Sobs the Mail. The story turns out to be a wild exaggeration, since it refers to cameras which will be tested in France.
The rhetoric is worth examining. It equates lawless speeding motorists with all motorists. But only a minority of drivers are caught by speed cameras. You have to be a particularly stupid driver to be caught out, since they are painted bright yellow, and you get warning signs, and your SatNav will tell you that there’s one coming up. You never read that ‘Britain’s bank users are about to be hit with a new breed of CCTV’, since it’s only bank robbers who are affected. And note the language – speeding drivers are victims who are hit. In reality, of course, it is speeding drivers who hit someone or something else – a cyclist, a pedestrian, another car, a tree, a house, a shop…
The move has not been welcomed by motoring groups with many resenting the 'stealth' aspect of cameras which do more to catch speeding drivers than getting them to slow down.

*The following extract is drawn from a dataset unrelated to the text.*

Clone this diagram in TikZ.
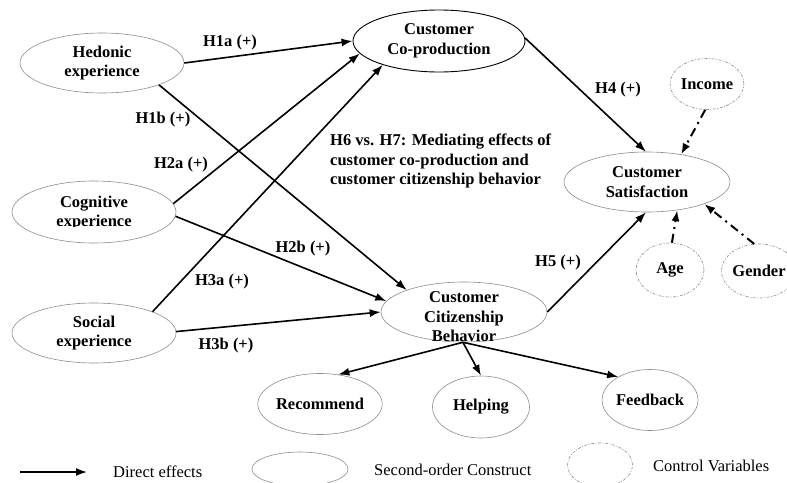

But drivers caught by speed cameras do modify their behaviour once they have clocked up enough points to run the risk of losing their licence if they are caught again. Grudgingly, they start obeying the speed limit. The reform we need is that you get 7 points on your licence for a single speeding offence and that if you are caught speeding again in the next ten years you lose your licence. A modest proposal which would massively improve the safety of British roads.
Although a plural is used, only one motoring group is identified by the Mail. This is ‘The RAC Foundation’. The RAC has always opposed measures to slow down speeding drivers. It purports to be the voice of the motorist but it never consults its members for their views. In reality the majority of drivers support speed cameras. People join the RAC not because they want representation in their capacity as drivers but because it offers a breakdown service.
The RAC Foundation said it 'spelled misery for UK motorists.'
Again, ‘lawless motorists’ are conflated with motorists in general. You never hear anyone saying that a police anti-rape initiative ‘spells misery for men’.
Question. Why is the Charities Commission allowing a political organisation which promotes lawless speeding to escape paying taxes by permitting it to pose as a charitable organisation?
A spokesman said: 'New cameras, especially if they do their job by stealth, will be treated with suspicion.
[Only by criminals.]
'They should be only one part of the fight to reduce road casualties and their positioning should be based on evidence that they will save lives, not help balance the books for politicians.'
The evidence that speed cameras save lives is overwhelming. The problem at the moment is that isolated speed cameras simply result in the farce of speeding drivers slamming on their brakes, then speeding up again afterwards.
The Conservatives have indicated that if they won the election, they would concentrate more on speed warning signs than cameras to prevent fast driving.
That’s right. Because the Conservative Party knows that ‘speed warning signs’ are meaningless, and they are committed to the freedom to drive as fast as you like and as badly as you like, with vulnerable road users paying the price – not the well-protected wealthy yob in the eleven air bag Lexus 4X4.